Brian Kuehl, the co-executive director of Farmers for Free Trade, a lobby group opposed to tariffs, told the Wall Street Journal: “There are rightfully many doubts about the president’s claim that China will purchase $50 billion in agricultural products in a single year, more than twice the level of pre-trade war annual purchases.”

While claiming that major concessions have been made by China, Washington offered few in return. The threatened imposition of tariffs on around $156 billion worth of Chinese goods from December 15 was suspended and the tariff of 15 percent on $110 billion worth of products, imposed at the beginning of September, was cut to 7.5 percent. But the 25 percent tariff imposed on $250 billion worth of goods remains in force, despite strenuous Chinese efforts to have it rolled back to some degree.

China’s vice commerce minister, Wang Shouwen, a leading trade negotiator, said the US had agreed to remove the remaining tariffs “in stages.” However, he was contradicted by Lighthizer, who said there was no such agreement and any further reductions would be considered in later phases of negotiations.

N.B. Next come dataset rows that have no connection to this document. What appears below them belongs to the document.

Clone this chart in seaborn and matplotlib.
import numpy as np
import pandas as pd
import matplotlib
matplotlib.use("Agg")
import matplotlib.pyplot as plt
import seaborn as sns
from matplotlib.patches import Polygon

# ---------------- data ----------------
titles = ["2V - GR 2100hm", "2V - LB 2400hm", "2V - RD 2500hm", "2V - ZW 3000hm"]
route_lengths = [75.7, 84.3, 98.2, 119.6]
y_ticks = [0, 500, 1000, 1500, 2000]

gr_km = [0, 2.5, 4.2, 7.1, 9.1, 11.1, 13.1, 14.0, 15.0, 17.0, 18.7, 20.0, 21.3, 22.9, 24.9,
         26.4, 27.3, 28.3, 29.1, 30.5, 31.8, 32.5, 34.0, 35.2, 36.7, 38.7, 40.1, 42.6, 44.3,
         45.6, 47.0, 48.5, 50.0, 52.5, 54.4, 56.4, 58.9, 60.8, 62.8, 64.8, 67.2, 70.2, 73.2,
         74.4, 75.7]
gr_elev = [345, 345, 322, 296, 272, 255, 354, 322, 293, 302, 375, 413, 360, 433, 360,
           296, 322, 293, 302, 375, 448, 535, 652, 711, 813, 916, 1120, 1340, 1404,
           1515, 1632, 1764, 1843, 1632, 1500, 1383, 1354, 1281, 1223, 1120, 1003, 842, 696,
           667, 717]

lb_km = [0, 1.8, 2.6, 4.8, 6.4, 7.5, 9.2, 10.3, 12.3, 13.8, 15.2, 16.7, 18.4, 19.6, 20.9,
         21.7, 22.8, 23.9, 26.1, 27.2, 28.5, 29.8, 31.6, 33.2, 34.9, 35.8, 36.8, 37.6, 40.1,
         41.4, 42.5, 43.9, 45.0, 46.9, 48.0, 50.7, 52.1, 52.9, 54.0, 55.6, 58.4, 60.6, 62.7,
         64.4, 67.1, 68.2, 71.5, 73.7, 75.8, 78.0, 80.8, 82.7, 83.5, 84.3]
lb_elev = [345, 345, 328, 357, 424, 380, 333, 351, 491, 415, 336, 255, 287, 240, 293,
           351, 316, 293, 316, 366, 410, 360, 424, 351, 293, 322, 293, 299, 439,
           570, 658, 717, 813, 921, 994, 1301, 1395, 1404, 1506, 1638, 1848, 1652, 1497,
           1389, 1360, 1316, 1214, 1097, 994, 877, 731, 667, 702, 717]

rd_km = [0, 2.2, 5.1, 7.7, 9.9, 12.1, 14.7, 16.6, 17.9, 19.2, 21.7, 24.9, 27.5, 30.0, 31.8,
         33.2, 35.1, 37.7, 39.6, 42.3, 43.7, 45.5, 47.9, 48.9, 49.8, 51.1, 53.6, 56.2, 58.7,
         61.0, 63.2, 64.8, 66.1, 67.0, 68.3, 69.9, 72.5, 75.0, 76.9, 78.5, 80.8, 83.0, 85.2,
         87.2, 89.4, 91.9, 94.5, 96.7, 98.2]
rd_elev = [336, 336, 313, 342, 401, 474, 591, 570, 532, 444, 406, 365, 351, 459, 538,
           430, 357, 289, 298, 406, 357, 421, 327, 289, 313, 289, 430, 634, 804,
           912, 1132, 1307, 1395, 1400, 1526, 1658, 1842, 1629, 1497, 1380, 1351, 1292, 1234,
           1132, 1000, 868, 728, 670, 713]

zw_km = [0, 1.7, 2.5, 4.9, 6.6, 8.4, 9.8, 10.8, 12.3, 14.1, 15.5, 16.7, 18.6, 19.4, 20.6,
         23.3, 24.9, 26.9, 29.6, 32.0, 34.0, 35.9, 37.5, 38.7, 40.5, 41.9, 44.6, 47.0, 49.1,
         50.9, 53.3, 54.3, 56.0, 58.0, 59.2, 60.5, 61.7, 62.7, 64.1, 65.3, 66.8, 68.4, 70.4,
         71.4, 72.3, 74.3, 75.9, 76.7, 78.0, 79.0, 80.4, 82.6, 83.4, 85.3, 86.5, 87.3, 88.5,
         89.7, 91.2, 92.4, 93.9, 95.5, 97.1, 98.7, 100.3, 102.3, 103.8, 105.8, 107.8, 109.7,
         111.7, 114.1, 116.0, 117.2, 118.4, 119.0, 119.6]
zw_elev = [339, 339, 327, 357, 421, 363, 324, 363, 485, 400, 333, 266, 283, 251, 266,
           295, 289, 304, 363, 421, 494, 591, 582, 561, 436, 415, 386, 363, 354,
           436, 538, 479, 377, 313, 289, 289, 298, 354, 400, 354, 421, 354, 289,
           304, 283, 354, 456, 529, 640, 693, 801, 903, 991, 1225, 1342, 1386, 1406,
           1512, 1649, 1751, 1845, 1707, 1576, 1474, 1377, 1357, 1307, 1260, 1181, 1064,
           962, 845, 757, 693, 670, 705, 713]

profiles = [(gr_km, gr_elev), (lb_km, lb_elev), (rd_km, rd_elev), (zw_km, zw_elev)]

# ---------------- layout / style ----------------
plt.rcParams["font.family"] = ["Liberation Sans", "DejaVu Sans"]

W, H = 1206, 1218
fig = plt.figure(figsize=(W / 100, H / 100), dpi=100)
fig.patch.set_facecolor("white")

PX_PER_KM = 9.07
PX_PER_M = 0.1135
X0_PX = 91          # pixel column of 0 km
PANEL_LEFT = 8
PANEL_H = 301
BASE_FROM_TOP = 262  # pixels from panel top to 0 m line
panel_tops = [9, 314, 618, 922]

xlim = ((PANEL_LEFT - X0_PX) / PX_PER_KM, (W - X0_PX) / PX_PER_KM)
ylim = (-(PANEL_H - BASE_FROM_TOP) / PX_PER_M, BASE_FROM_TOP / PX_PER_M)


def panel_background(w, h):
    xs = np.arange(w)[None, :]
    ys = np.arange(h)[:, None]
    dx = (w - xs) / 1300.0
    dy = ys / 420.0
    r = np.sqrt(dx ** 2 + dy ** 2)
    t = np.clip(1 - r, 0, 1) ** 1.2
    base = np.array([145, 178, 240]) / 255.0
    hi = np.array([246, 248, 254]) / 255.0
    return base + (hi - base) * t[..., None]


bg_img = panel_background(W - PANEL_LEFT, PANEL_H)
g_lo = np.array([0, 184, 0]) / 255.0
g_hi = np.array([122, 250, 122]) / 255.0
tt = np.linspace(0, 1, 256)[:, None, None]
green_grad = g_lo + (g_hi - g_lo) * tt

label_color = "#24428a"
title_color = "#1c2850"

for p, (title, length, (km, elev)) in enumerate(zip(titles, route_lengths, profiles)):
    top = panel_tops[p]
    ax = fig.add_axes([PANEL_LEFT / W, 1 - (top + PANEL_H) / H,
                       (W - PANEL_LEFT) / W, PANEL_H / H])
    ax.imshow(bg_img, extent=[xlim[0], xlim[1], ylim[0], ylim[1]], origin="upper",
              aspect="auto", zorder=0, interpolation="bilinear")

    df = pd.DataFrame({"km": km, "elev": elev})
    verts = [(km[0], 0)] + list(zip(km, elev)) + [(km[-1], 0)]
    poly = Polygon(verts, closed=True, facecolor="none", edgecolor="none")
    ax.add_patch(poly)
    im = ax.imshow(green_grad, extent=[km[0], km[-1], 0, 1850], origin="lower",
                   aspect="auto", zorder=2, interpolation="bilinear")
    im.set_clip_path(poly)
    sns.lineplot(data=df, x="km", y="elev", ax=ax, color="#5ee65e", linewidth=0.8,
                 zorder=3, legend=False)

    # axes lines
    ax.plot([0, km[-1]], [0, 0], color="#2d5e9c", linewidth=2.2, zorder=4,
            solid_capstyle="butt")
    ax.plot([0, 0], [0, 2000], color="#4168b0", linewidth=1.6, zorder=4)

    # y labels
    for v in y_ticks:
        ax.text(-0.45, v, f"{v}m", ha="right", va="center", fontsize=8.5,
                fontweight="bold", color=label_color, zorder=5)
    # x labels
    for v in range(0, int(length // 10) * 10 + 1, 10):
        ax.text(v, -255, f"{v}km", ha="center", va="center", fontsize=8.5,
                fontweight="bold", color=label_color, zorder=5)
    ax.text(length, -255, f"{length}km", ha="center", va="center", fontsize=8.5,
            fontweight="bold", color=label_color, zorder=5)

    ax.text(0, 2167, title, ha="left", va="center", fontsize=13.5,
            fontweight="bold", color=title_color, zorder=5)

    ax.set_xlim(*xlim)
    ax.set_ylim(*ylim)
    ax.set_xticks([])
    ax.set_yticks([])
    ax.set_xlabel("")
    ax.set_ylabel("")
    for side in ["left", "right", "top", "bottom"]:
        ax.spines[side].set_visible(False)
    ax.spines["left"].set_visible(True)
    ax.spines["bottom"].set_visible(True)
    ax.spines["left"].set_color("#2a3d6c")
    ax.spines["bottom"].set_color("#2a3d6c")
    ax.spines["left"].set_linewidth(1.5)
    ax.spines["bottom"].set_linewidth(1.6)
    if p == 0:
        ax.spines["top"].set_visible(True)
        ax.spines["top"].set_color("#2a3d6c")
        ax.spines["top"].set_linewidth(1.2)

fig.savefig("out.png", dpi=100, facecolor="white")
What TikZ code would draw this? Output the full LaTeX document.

There are no details about when such negotiations might take place, which will cover US demands for Chinese action on subsidies to state-owned enterprises and China’s plans to enhance its industrial and technological development, both of which are regarded by the US as a threat to its economic, and ultimately military, dominance.

The US tariffs against China have largely remained in place in line with Washington’s insistence from the start of the conflict that some kind of “enforcement” mechanism had to be established to ensure China’s compliance with US demands.

According to Lighthizer, the two sides had agreed to a system on consultations if a dispute arose. If no agreement could be reached then it was open to either side to reimpose punitive tariff measures.

One of the key concerns of US businesses throughout the trade conflict is that it creates a high degree of uncertainty, which impacts decisions regarding investment and the establishment of supply chains. That uncertainty will remain because tariffs can be escalated at any time.

And the “phase one” deal is already drawing opposition from anti-China hawks, who criticize it for failing to deal with what they regard as the key issue—the rise of China as an industrial and technological power that challenges the dominance of the US.

Expressing these views, widely held in the military and intelligence establishments, the top US Democratic Senator Charles Schumer said: “At first, President Trump seemed like the first president who would dare tackle this challenge; but now, according to reports, he has sold out for a temporary and unreliable promise from China to purchase some soybeans.”

In an editorial Sunday, the Washington Post called the trade deal “not quite a win,” pointing to the lack of specifics from Beijing on the size of China’s new purchases of US agricultural commodities, and describing the administration figures as “implausible” and “a potentially huge dislocation to global commodity markets.”

The editorial also took note of Trump’s decision to allow the WTO dispute resolution agency to cease functioning, saying that it “further confirms that Mr. Trump envisions an essentially permanent trade struggle with not only China but the entire world.”